→ **WHAT TO DO**
Copy exactly the lines from the first line of the records below through the line containing "plt.rcParams['font.family'] = ['Liberation", including both, and nothing else.

── RECORDS SHOWN ──

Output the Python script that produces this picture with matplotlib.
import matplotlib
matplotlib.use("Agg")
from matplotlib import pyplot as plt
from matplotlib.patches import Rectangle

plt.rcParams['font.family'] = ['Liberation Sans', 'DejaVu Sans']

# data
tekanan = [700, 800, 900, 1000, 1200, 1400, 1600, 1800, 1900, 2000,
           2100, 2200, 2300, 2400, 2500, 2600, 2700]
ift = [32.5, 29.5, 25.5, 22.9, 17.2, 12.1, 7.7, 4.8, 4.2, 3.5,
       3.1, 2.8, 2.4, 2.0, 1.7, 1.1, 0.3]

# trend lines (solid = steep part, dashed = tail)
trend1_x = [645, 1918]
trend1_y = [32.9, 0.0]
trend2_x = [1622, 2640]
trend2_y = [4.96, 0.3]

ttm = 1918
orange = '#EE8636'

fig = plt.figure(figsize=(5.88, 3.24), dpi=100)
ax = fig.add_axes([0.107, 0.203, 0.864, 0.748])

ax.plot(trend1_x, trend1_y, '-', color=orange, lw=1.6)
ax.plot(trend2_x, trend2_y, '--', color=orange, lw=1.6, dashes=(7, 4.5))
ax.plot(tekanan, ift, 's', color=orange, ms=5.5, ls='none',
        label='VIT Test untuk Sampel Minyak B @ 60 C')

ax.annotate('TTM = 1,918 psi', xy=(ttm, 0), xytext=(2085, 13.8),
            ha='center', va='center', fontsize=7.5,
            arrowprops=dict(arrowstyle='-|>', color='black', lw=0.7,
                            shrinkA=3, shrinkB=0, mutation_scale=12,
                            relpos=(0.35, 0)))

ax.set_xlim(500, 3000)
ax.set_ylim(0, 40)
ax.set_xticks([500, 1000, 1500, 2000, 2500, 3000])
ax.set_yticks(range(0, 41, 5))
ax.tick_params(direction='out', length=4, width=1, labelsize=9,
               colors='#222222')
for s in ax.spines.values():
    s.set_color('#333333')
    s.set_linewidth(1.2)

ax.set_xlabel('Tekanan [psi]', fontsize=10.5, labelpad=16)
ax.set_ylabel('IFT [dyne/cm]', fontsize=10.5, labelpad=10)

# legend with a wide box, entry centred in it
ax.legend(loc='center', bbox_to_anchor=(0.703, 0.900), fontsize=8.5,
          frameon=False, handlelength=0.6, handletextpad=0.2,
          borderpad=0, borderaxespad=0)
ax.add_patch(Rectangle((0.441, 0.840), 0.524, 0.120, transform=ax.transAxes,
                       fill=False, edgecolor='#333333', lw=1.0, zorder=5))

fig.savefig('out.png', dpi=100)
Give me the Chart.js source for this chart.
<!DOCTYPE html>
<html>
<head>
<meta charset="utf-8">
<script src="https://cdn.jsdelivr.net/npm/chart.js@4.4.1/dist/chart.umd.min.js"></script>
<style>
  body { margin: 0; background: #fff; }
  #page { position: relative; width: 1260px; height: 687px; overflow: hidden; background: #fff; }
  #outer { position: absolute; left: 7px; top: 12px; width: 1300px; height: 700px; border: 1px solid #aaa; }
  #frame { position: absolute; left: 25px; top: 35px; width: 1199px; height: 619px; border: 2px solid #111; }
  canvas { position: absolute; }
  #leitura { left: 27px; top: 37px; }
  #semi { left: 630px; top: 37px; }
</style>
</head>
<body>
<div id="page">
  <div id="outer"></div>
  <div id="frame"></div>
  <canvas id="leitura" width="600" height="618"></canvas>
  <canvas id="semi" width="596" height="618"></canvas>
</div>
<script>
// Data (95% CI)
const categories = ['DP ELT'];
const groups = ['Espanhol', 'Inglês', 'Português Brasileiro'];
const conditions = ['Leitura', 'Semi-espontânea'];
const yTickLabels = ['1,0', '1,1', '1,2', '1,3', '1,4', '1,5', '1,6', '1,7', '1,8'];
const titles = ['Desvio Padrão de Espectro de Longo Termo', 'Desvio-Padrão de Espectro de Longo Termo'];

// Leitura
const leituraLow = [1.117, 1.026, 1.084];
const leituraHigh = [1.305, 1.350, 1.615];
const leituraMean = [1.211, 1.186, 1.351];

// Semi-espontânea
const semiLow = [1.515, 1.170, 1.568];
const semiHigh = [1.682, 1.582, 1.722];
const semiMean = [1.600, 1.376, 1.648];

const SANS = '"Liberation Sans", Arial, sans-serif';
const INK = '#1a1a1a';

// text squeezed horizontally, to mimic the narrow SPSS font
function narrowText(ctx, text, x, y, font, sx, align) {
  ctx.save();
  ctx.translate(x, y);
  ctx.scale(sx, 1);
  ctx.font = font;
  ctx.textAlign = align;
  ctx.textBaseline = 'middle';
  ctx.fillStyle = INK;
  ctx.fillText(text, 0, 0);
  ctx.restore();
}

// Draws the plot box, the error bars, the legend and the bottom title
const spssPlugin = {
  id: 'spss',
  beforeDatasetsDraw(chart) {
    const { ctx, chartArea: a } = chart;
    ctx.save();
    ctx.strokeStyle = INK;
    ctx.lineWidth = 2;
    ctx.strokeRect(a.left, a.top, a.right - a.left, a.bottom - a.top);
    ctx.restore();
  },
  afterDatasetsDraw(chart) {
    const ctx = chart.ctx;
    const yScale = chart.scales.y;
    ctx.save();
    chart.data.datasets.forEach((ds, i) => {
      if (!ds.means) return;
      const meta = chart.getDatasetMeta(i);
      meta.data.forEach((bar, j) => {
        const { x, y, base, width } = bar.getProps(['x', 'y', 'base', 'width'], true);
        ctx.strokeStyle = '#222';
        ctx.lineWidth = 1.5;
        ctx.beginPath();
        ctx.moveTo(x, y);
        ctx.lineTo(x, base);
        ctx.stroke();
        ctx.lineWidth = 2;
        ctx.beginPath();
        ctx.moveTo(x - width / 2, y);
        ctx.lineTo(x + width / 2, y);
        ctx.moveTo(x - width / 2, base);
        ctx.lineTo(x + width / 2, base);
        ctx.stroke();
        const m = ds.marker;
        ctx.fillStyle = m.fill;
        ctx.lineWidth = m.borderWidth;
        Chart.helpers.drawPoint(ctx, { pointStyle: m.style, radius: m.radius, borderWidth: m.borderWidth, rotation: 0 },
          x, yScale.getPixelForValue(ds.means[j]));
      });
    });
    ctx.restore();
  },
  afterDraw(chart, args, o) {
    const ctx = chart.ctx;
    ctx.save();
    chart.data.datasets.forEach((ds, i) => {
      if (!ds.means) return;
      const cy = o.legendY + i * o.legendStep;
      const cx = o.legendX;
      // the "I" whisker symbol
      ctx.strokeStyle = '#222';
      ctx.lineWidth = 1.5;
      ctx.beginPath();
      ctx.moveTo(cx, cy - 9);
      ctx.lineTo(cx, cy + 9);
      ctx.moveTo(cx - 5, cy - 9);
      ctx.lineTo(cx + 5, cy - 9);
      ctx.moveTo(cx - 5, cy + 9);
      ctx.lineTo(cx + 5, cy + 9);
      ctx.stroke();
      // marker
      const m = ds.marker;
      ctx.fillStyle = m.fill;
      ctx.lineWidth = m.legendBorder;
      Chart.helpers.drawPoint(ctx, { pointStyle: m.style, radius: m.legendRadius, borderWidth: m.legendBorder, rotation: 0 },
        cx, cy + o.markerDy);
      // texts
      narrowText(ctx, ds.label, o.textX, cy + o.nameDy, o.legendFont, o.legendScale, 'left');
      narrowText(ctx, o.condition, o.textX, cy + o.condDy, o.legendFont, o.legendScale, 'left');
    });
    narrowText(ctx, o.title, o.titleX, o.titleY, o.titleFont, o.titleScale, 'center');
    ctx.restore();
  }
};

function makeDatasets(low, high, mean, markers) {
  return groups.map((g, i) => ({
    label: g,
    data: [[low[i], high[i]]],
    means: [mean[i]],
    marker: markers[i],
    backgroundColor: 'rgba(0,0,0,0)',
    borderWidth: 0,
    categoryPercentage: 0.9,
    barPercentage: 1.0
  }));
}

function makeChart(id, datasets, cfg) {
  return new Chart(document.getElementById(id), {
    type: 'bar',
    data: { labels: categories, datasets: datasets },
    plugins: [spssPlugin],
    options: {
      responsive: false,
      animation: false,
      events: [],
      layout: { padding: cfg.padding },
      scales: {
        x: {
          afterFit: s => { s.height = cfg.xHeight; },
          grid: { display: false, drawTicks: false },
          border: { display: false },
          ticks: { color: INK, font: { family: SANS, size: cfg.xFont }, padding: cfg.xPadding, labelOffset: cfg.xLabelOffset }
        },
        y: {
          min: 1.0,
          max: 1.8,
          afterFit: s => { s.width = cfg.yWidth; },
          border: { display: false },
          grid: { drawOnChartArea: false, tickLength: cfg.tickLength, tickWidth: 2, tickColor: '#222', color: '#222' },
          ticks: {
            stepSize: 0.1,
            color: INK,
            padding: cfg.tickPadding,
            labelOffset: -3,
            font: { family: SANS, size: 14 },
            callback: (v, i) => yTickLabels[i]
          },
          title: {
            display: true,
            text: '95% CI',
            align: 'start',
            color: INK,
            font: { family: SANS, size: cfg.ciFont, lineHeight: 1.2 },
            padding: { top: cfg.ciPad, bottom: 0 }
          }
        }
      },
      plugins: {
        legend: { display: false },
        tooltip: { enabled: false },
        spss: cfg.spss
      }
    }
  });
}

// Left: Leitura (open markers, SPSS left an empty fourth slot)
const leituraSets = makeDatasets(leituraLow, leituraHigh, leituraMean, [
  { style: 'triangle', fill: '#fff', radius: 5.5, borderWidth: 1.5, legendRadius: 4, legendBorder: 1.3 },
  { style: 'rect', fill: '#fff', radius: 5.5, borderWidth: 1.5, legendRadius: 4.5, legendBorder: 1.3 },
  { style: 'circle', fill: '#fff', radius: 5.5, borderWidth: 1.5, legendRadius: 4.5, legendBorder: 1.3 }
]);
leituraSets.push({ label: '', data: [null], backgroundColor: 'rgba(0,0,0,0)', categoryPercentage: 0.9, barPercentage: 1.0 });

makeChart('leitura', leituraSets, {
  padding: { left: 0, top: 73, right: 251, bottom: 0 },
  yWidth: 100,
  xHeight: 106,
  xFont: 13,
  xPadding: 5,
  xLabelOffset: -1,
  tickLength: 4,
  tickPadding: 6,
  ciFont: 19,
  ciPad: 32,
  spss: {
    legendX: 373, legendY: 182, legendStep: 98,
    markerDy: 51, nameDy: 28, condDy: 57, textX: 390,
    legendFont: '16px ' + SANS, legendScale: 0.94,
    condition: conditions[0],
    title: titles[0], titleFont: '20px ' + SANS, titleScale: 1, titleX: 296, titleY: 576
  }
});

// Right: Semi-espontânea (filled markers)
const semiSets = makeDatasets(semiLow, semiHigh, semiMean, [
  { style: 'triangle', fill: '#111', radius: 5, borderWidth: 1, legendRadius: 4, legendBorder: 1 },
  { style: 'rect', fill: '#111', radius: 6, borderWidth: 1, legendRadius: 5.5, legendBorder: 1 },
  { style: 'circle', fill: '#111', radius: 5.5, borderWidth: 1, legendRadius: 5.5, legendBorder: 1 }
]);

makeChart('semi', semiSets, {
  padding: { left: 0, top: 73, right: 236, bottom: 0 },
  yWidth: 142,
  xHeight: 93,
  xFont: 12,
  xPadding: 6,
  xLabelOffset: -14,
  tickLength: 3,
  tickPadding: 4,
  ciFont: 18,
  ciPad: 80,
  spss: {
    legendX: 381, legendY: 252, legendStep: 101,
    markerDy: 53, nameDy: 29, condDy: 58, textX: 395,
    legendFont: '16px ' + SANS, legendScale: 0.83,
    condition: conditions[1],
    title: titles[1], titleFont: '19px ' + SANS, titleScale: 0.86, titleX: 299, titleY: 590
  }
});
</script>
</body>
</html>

───

→ **TASK SOLUTION**
Output the Python script that produces this picture with matplotlib.
import matplotlib
matplotlib.use("Agg")
from matplotlib import pyplot as plt
from matplotlib.patches import Rectangle

plt.rcParams['font.family'] = ['Liberation Sans', 'DejaVu Sans']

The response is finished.